By focusing on these specific clinical episodes, plans can address the 85-90% of total medical spend that sits outside the traditional primary care medical home.
C. Predictive Risk Stratification and Event-Driven Care Management
Traditional care management programs are notoriously inefficient. They frequently rely on retrospective analyses that identify "high utilizers" after they have already completed their expensive hospital stays. By the time a care manager calls the member, the clinical and financial damage is already reflected in the claims run out.
Advanced VBC demands a pivot to event-driven, predictive care management. By using machine learning models that blend historical claims, real-time admission-discharge-transfer (ADT) feeds, and hyper-local Social Determinants of Health (SDoH) data (such as housing stability and transportation access), plans can identify members at high risk for decompensation before an acute event occurs.
Crucially, corporate leadership must stop funding general care management programs that cannot demonstrate clear, avoided utilization or verifiable actuarial savings. Every care management lever must have an explicit trend-deflation target attached to it.
4. Operationalizing the VBC Blueprint: A Step-by-Step Transition
For health plan leadership, the challenge is rarely understanding the theory of VBC—it is executing the transition without disrupting current revenue streams or alienating core provider networks. Moving an organization from a legacy fee-for-service infrastructure to an integrated value-based ecosystem requires a disciplined, step-by-step approach.
A. Establish the Data Baseline and Transparency (Months 1–6)
Before amending a single provider contract, plans must align claims data with provider EHR data. Deploy FHIR-based data pipelines to ingest clinical feeds and eliminate the 60-day claims lag. Share these unified baselines with your top 20% tier-one provider groups to build actuarial trust.

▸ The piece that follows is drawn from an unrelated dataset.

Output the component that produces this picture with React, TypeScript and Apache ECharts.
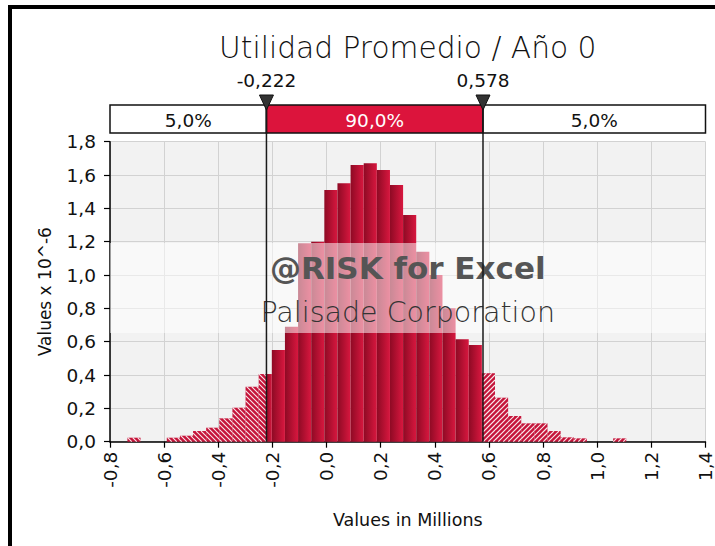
import React, { useEffect, useRef } from "react";
import * as echarts from "echarts";

const TITLE = "Utilidad Promedio / Año 0";
const X_AXIS_NAME = "Values in Millions";
const Y_AXIS_NAME = "Values x 10^-6";
const X_MIN = -0.8;
const X_MAX = 1.4;
const X_STEP = 0.2;
const Y_MIN = 0;
const Y_MAX = 1.8;
const Y_STEP = 0.2;
const LOWER = -0.222;
const UPPER = 0.578;
const LOWER_LABEL = "-0,222";
const UPPER_LABEL = "0,578";
const BAND_LABELS = ["5,0%", "90,0%", "5,0%"];
const WATERMARK = ["@RISK for Excel", "Palisade Corporation"];
const BIN_START = -0.7357;
const BIN_WIDTH = 0.0485;
const DENSITIES = [
  0.024, 0, 0, 0.024, 0.036, 0.064, 0.084, 0.14, 0.204, 0.33, 0.406, 0.55,
  0.69, 1.19, 1.2, 1.51, 1.55, 1.66, 1.67, 1.63, 1.54, 1.36, 1.14, 1.0, 0.8,
  0.614, 0.58, 0.41, 0.264, 0.154, 0.11, 0.11, 0.064, 0.026, 0.02, 0, 0, 0.02,
];

const FONT = "DejaVu Sans";

function buildSegments() {
  const out: number[][] = [];
  DENSITIES.forEach((h, i) => {
    if (h <= 0) return;
    const x0 = BIN_START + i * BIN_WIDTH;
    const x1 = x0 + BIN_WIDTH;
    if (x0 < LOWER) {
      const e = Math.min(x1, LOWER);
      if (e - x0 > 0.001) out.push([x0, e, h, 1]);
    }
    const a = Math.max(x0, LOWER);
    const b = Math.min(x1, UPPER);
    if (b - a > 0.001) out.push([a, b, h, 0]);
    if (x1 > UPPER) {
      const s = Math.max(x0, UPPER);
      if (x1 - s > 0.001) out.push([s, x1, h, 2]);
    }
  });
  return out;
}

const fmt = (v: number) => (Math.round(v * 10) / 10).toFixed(1).replace(".", ",");

export default function App() {
  const ref = useRef<HTMLDivElement>(null);
  useEffect(() => {
    const el = ref.current!;
    const chart = echarts.init(el, null, { renderer: "svg" });
    const segs = buildSegments();

    const renderItem = (params: any, api: any) => {
      const x0 = api.value(0);
      const x1 = api.value(1);
      const h = api.value(2);
      const kind = api.value(3);
      const p0 = api.coord([x0, h]);
      const p1 = api.coord([x1, 0]);
      const rx = p0[0];
      const ry = p0[1];
      const rw = p1[0] - p0[0];
      const rh = p1[1] - p0[1];
      if (kind === 0) {
        return {
          type: "rect",
          shape: { x: rx, y: ry, width: rw, height: rh },
          style: {
            fill: new echarts.graphic.LinearGradient(0, 0, 1, 0, [
              { offset: 0, color: "#8e0a24" },
              { offset: 1, color: "#d8173f" },
            ]),
          },
        };
      }
      const children: any[] = [
        { type: "rect", shape: { x: rx, y: ry, width: rw, height: rh }, style: { fill: "#c5143a" } },
      ];
      const s = 5;
      if (kind === 1) {
        const cMin = Math.ceil((ry - (rx + rw)) / s) * s;
        for (let c = cMin; c <= ry + rh - rx; c += s) {
          const xa = Math.max(rx, ry - c);
          const xb = Math.min(rx + rw, ry + rh - c);
          if (xb > xa) {
            children.push({
              type: "line",
              shape: { x1: xa, y1: xa + c, x2: xb, y2: xb + c },
              style: { stroke: "rgba(255,255,255,0.9)", lineWidth: 1.1 },
            });
          }
        }
      } else {
        const cMin = Math.ceil((rx + ry) / s) * s;
        for (let c = cMin; c <= rx + rw + ry + rh; c += s) {
          const xa = Math.max(rx, c - (ry + rh));
          const xb = Math.min(rx + rw, c - ry);
          if (xb > xa) {
            children.push({
              type: "line",
              shape: { x1: xa, y1: c - xa, x2: xb, y2: c - xb },
              style: { stroke: "rgba(255,255,255,0.9)", lineWidth: 1.1 },
            });
          }
        }
      }
      return { type: "group", children };
    };

    chart.setOption({
      animation: false,
      grid: {
        left: 110,
        right: 7,
        top: 141.7,
        bottom: 104.3,
        show: true,
        backgroundColor: "#f2f2f2",
        borderWidth: 0,
      },
      xAxis: {
        type: "value",
        min: X_MIN,
        max: X_MAX,
        interval: X_STEP,
        name: X_AXIS_NAME,
        nameLocation: "middle",
        nameGap: 69,
        nameTextStyle: { fontFamily: FONT, fontSize: 17.5, color: "#111" },
        axisLine: { show: true, onZero: false, lineStyle: { color: "#000", width: 1.5 } },
        axisTick: { show: true, length: 6, lineStyle: { color: "#000", width: 1.2 } },
        axisLabel: { rotate: 90, margin: 10, formatter: fmt, fontFamily: FONT, fontSize: 18.5, color: "#111" },
        splitLine: { show: true, lineStyle: { color: "#d2d2d2", width: 1 } },
      },
      yAxis: {
        type: "value",
        min: Y_MIN,
        max: Y_MAX,
        interval: Y_STEP,
        name: Y_AXIS_NAME,
        nameLocation: "middle",
        nameGap: 57,
        nameTextStyle: { fontFamily: FONT, fontSize: 17, color: "#111" },
        axisLine: { show: true, onZero: false, lineStyle: { color: "#000", width: 1.5 } },
        axisTick: { show: true, length: 6, lineStyle: { color: "#000", width: 1.2 } },
        axisLabel: { margin: 14, formatter: fmt, fontFamily: FONT, fontSize: 18.5, color: "#111" },
        splitLine: { show: true, lineStyle: { color: "#d2d2d2", width: 1 } },
      },
      series: [
        {
          type: "custom",
          renderItem,
          data: segs,
          encode: { x: [0, 1], y: 2 },
          z: 2,
        },
      ],
    });

    const px = (v: number) => chart.convertToPixel({ xAxisIndex: 0 }, v) as number;
    const py = (v: number) => chart.convertToPixel({ yAxisIndex: 0 }, v) as number;
    const xL = px(X_MIN);
    const xR = px(X_MAX);
    const xLo = px(LOWER);
    const xHi = px(UPPER);
    const y0 = py(0);
    const cx = (xL + xR) / 2;
    const boxTop = 105;
    const boxH = 28;

    const text = (t: string, x: number, y: number, size: number, weight: any, fill: string) => ({
      type: "text",
      x,
      y,
      z: 30,
      style: {
        text: t,
        fontFamily: FONT,
        fontSize: size,
        fontWeight: weight,
        fill,
        textAlign: "center",
        textVerticalAlign: "middle",
      },
    });

    const boxes = [
      [xL, xLo, "#ffffff", "#111"],
      [xLo, xHi, "#dc143c", "#ffffff"],
      [xHi, xR, "#ffffff", "#111"],
    ];

    const graphics: any[] = [
      { type: "rect", shape: { x: 8, y: 5, width: 4, height: 541 }, style: { fill: "#000" }, z: 40 },
      { type: "rect", shape: { x: 8, y: 5, width: 707, height: 4 }, style: { fill: "#000" }, z: 40 },
      {
        type: "rect",
        shape: { x: xL, y: 243, width: xR - xL, height: 90 },
        style: { fill: "rgba(255,255,255,0.52)" },
        z: 20,
      },
      text(WATERMARK[0], cx, 268, 31, "bold", "#555"),
      text(WATERMARK[1], cx, 312, 28.5, 200, "#333"),
      text(TITLE, cx, 47, 29.7, 200, "#111"),
      text(LOWER_LABEL, xLo, 80, 18.5, "normal", "#111"),
      text(UPPER_LABEL, xHi, 80, 18.5, "normal", "#111"),
    ];
    boxes.forEach(([a, b, fill, tc], i) => {
      graphics.push({
        type: "rect",
        z: 25,
        shape: { x: a as number, y: boxTop, width: (b as number) - (a as number), height: boxH },
        style: { fill, stroke: "#111", lineWidth: 1.5 },
      });
      graphics.push(text(BAND_LABELS[i], ((a as number) + (b as number)) / 2, boxTop + boxH / 2 + 1, 18.5, "normal", tc as string));
    });
    [xLo, xHi].forEach((x) => {
      graphics.push({
        type: "line",
        z: 35,
        shape: { x1: x, y1: 96, x2: x, y2: y0 },
        style: { stroke: "#1a1a1a", lineWidth: 1.5 },
      });
      graphics.push({
        type: "polygon",
        z: 36,
        shape: { points: [[x - 7, 95], [x + 7, 95], [x, 110]] },
        style: { fill: "#333", stroke: "#111", lineWidth: 1 },
      });
    });

    chart.setOption({ graphic: graphics });

    return () => chart.dispose();
  }, []);

  return (
    <div
      ref={ref}
      style={{ position: "fixed", left: 0, top: 0, width: 715, height: 546, background: "#fff" }}
    />
  );
}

B. Introduce Class-Specific Specialty Bundles (Months 6–12)
Shift high-volume, predictable acute procedures (e.g., total joint replacements, routine cardiology episodes) out of open-ended FFS. Implement fixed, prospective bundled payments with historical quality benchmarks to immediately capture low-hanging specialist savings.
C. Transition Primary Care to Two-Sided Risk Corridors (Months 12–18)
Migrate mature, upside-only primary care networks into symmetrical two-sided risk agreements. Introduce financial downside guardrails (e.g., a minimum loss ratio corridor) combined with real-time care-gap alerts within the EHR to protect providers while demanding accountability.
D. Implement Predictive AI Care Management and Global Capitation (Months 18–36)
Deploy machine learning models that combine clinical, SDoH, and pharmacy data to flag rising-risk members before hospitalization occurs. For advanced, highly aligned provider systems, transition fully to global capitated or total-cost-of-care (TCOC) contracts, transferring complete premium accountability to the delivery system.
The Bottom Line
The macroeconomic numbers confronting health plan executives in the current environment do not leave room for administrative inertia. With a 9.0% annual commercial cost increase trend, a spike in hospital inflation to 7.59%, and regulatory pressure squeezing Medicare Advantage and Medicaid managed care lines, the traditional payer playbooks have reached their structural limits.
The competitive advantage now belongs entirely to the health plans that can move past the administrative friction of processing transactional claims and and use AI to improve outcomes, reduce costs and build integrated, risk-bearing networks.
As health plan leaders refine their multi-year corporate strategies, the mandate from the market is clear: Stop treating value-based care as an isolated clinical experiment or a regulatory compliance task. Treat it as the core financial operating system required to protect your margins, deliver predictable pricing to employer groups, and secure long-term capital sustainability.